Lucia Micarelli as Annie & Michiel Huisman as Sonny
Les deux jeunes beau gosses qui jouent dans la rue. Sonny est un Hollandais qui rêvait depuis tout petit de venir à la Nouvelle Orléans. Il est là pour te faire rêver, toi, musicien européen tout pourri qui regarde Tremé pour t'encanailler un peu, tu PEUX venir à Tremé et jouer avec Antoine Baptiste et boire des Budweisers avec Davis McAlary. D'une manière générale Annie est bien meilleure que Sonny qui part un peu en couille d'ailleurs, à tel point que ça ne m'étonnerait pas qu'Annie envisage très sérieusement de se faire mettre une petite dragée vite fait par Davis. Enfin je putise, cela ne nous regarde pas.
Après y a une brochette milf de qualité supérieure, je sais pas si c'est la Bud qui conserve mais elles sont toutes trois au top.
Khandi Alexander as LaDonna Batiste-Williams
C'est l'ex d'Antoine Batiste et elle a plusieurs gosse à lui. Elle tient un rade dans le faubourg et faut pas la faire chier, si t'essayes de te barrer sans payer elle te latte les couilles avec un nerf-de-bœuf.
Kim Dickens as Janette Desautel
La pupute de Davis, elle tient un restau de cuisine traditionnelle de Louisiane (la bouffe locale c'est typiquement de la graisse de canard revenue dans du beurre avec une sauce au saindoux, je pense pas qu'elle en mange beaucoup) qu'elle a du mal à faire fonctionner après les inondations.
Melissa Leo as Toni Bernette
Femme de Creighton - le gros de The Big Lebowski - Bernette, avocate, elle travaille notamment sur le cas du frangin de Ladonna que l'administration a malheureusement paumé dans un déménagement.
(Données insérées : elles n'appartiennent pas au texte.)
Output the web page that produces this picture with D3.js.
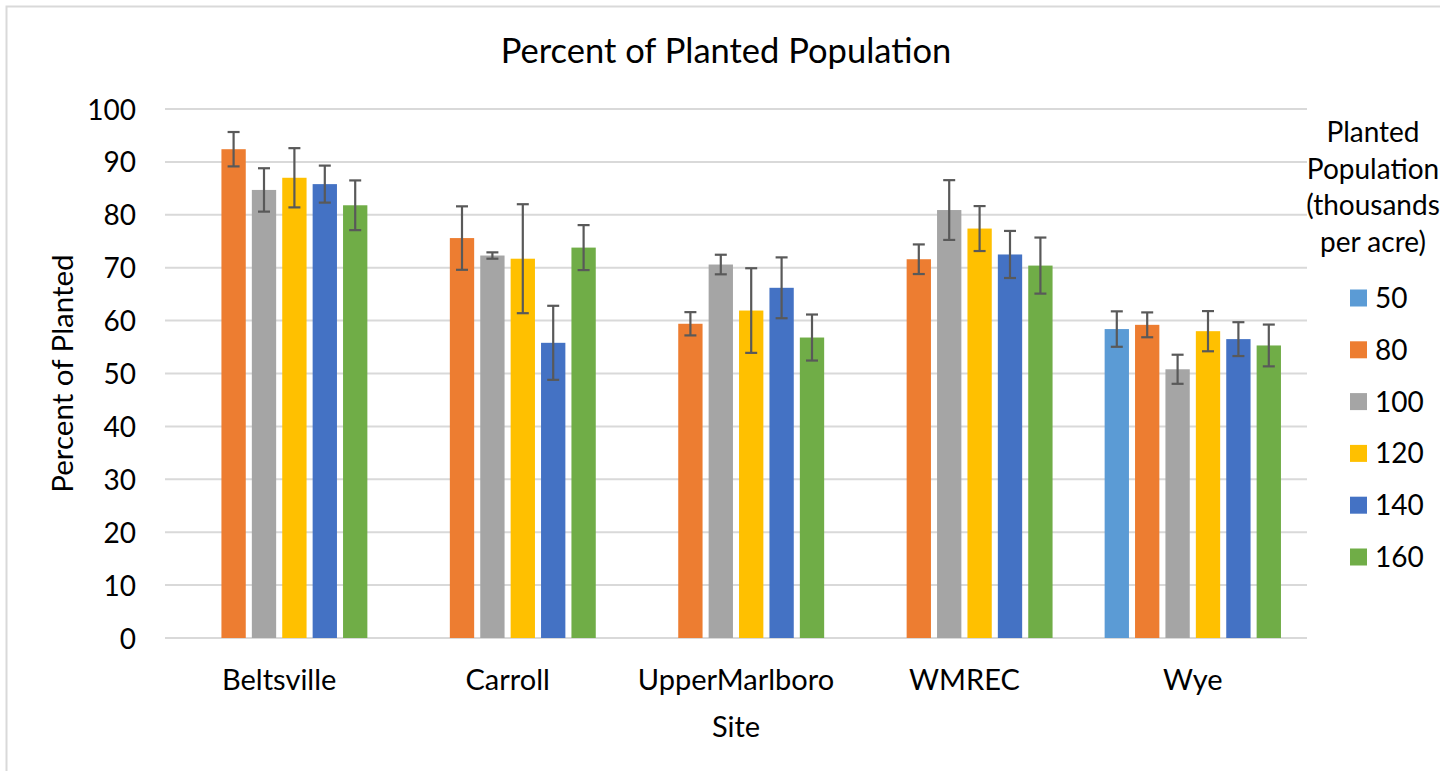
<!DOCTYPE html>
<html><head><meta charset="utf-8">
<script src="https://cdn.jsdelivr.net/npm/d3@7"></script>
<style>body{margin:0;background:#fff;overflow:hidden}svg{display:block}text{font-family:Lato,"Open Sans",sans-serif;fill:#000}</style>
</head><body>
<svg id="c" width="1440" height="771"></svg>
<script>
const sites = ["Beltsville","Carroll","UpperMarlboro","WMREC","Wye"];
const seriesNames = ["50","80","100","120","140","160"];
const seriesColors = ["#5b9bd5","#ed7d31","#a5a5a5","#ffc000","#4472c4","#70ad47"];
// values per series, aligned with sites (null = no bar)
const v50  = [null, null, null, null, 58.4];
const v80  = [92.4, 75.6, 59.4, 71.6, 59.2];
const v100 = [84.7, 72.3, 70.6, 80.9, 50.8];
const v120 = [87.0, 71.7, 61.9, 77.4, 58.0];
const v140 = [85.8, 55.8, 66.2, 72.5, 56.5];
const v160 = [81.8, 73.8, 56.8, 70.4, 55.3];
// error bar half-widths
const e50  = [null, null, null, null, 3.35];
const e80  = [3.25, 6.0, 2.2, 2.8, 2.35];
const e100 = [4.1, 0.6, 1.85, 5.65, 2.75];
const e120 = [5.6, 10.3, 8.0, 4.25, 3.8];
const e140 = [3.5, 7.0, 5.75, 4.45, 3.2];
const e160 = [4.7, 4.25, 4.35, 5.3, 3.95];
const yTicks = [0,10,20,30,40,50,60,70,80,90,100];
const chartTitle = "Percent of Planted Population";
const xTitle = "Site";
const yTitle = "Percent of Planted";
const legendTitle = ["Planted","Population","(thousands","per acre)"];

const values = [v50,v80,v100,v120,v140,v160];
const errors = [e50,e80,e100,e120,e140,e160];
const FONT = "Lato, 'Open Sans', sans-serif";

const svg = d3.select("#c");
// frame
svg.append("path").attr("d","M6.5,771 L6.5,6.5 L1440,6.5").attr("fill","none").attr("stroke","#d9d9d9").attr("stroke-width",2);

const m = {l:165, r:1307, t:109, b:638};
const x0 = d3.scaleBand().domain(sites).range([m.l,m.r]).paddingInner(0.228).paddingOuter(0.114);
const x1 = d3.scaleBand().domain(seriesNames).range([0,x0.bandwidth()]).paddingInner(0.2).paddingOuter(0);
const y = d3.scaleLinear().domain([0,100]).range([m.b,m.t]);

// gridlines
svg.append("g").selectAll("line").data(yTicks).join("line")
  .attr("x1",m.l).attr("x2",m.r).attr("y1",d=>y(d)).attr("y2",d=>y(d))
  .attr("stroke","#d9d9d9").attr("stroke-width",2);

// y axis labels
const yAxis = d3.axisLeft(y).tickValues(yTicks).tickSize(0).tickPadding(0);
const ya = svg.append("g").attr("transform",`translate(${m.l-29},0)`).call(yAxis);
ya.select(".domain").remove();
ya.selectAll("text").style("font-size","28px").style("font-family",FONT).attr("fill","#000").attr("dy","0.36em");

// bars
const data = [];
sites.forEach((s,i)=>seriesNames.forEach((n,j)=>{
  if(values[j][i]!=null) data.push({site:s,ser:n,v:values[j][i],e:errors[j][i],c:seriesColors[j]});
}));
const g = svg.append("g");
g.selectAll("rect").data(data).join("rect")
  .attr("x",d=>x0(d.site)+x1(d.ser)).attr("width",x1.bandwidth())
  .attr("y",d=>y(d.v)).attr("height",d=>y(0)-y(d.v))
  .attr("fill",d=>d.c);

// error bars
const eg = svg.append("g").attr("stroke","#595959").attr("stroke-width",2.2);
data.forEach(d=>{
  const cx = x0(d.site)+x1(d.ser)+x1.bandwidth()/2;
  eg.append("line").attr("x1",cx).attr("x2",cx).attr("y1",y(d.v+d.e)).attr("y2",y(d.v-d.e));
  eg.append("line").attr("x1",cx-6).attr("x2",cx+6).attr("y1",y(d.v+d.e)).attr("y2",y(d.v+d.e));
  eg.append("line").attr("x1",cx-6).attr("x2",cx+6).attr("y1",y(d.v-d.e)).attr("y2",y(d.v-d.e));
});

// x axis labels
const xAxis = d3.axisBottom(x0).tickSize(0).tickPadding(0);
const xa = svg.append("g").attr("transform",`translate(0,${m.b+42})`).call(xAxis);
xa.select(".domain").remove();
xa.selectAll("text").style("font-size","29px").style("font-family",FONT).attr("fill","#000").attr("dy","0.36em");

// titles
svg.append("text").attr("x",726).attr("y",63).attr("text-anchor","middle").style("font-size","34.5px").text(chartTitle);
svg.append("text").attr("x",736).attr("y",737).attr("text-anchor","middle").style("font-size","29px").text(xTitle);
svg.append("text").attr("transform",`translate(73,${(m.t+m.b)/2}) rotate(-90)`).attr("text-anchor","middle").style("font-size","29.5px").text(yTitle);

// legend
const lt = svg.append("text").attr("text-anchor","middle").style("font-size","28px");
legendTitle.forEach((t,i)=>lt.append("tspan").attr("x",1373).attr("y",142+i*36.5).text(t));
const lg = svg.append("g").selectAll("g").data(seriesNames).join("g")
  .attr("transform",(d,i)=>`translate(1350,${298+i*51.8})`);
lg.append("rect").attr("x",0).attr("y",-8.5).attr("width",17).attr("height",17).attr("fill",(d,i)=>seriesColors[i]);
lg.append("text").attr("x",25).attr("y",0).attr("dy","0.36em").style("font-size","28px").text(d=>d);
</script>
</body></html>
Parmi les personnages récurrents on retrouve une blinde de musiciens qui jouent leur propre rôle. Au hasard, tout le Rebirth Brass Band (vu sur RN), Elvis Costelo, Troy Andrews, le Treme Brass Band...
Voila voila, j'arrête là, j'étais un peu sceptique au début, je pensais que ça allait être simplement chiant et puis je me suis pris au jeu. La première saison va pas tarder à s'achever, je ne sais pas ce qu'ils ont prévu pour la suite mais cette dizaine d'épisode suffit à construire quelque chose de franchement savoureux. Si vous aimez cette musique, foncez, si vous voulez vous plonger dans un univers franchement différent et découvrir à fond une autre culture musicale, foncez aussi mais moins vite, si ça vous tente vraiment pas : FUCK YOU YOU FUCKING FUCKS (c).
Un petit défaut quand même, on pourrait reprocher à la série une vision un peu plus complaisante que celle qui nous était offerte dans The Wire, à part un rapide passage à tabac et une petite clacoute de rien du tout par le petit pédé hollandais dans la courge de sa concubine, une vague trace de coke sur un bar, rien de bien méchant, à croire que la vie à la Nouvelle Orléans est sans grands dangers et, niveau violence visuelle, ça se rapproche un peu des Simpsons.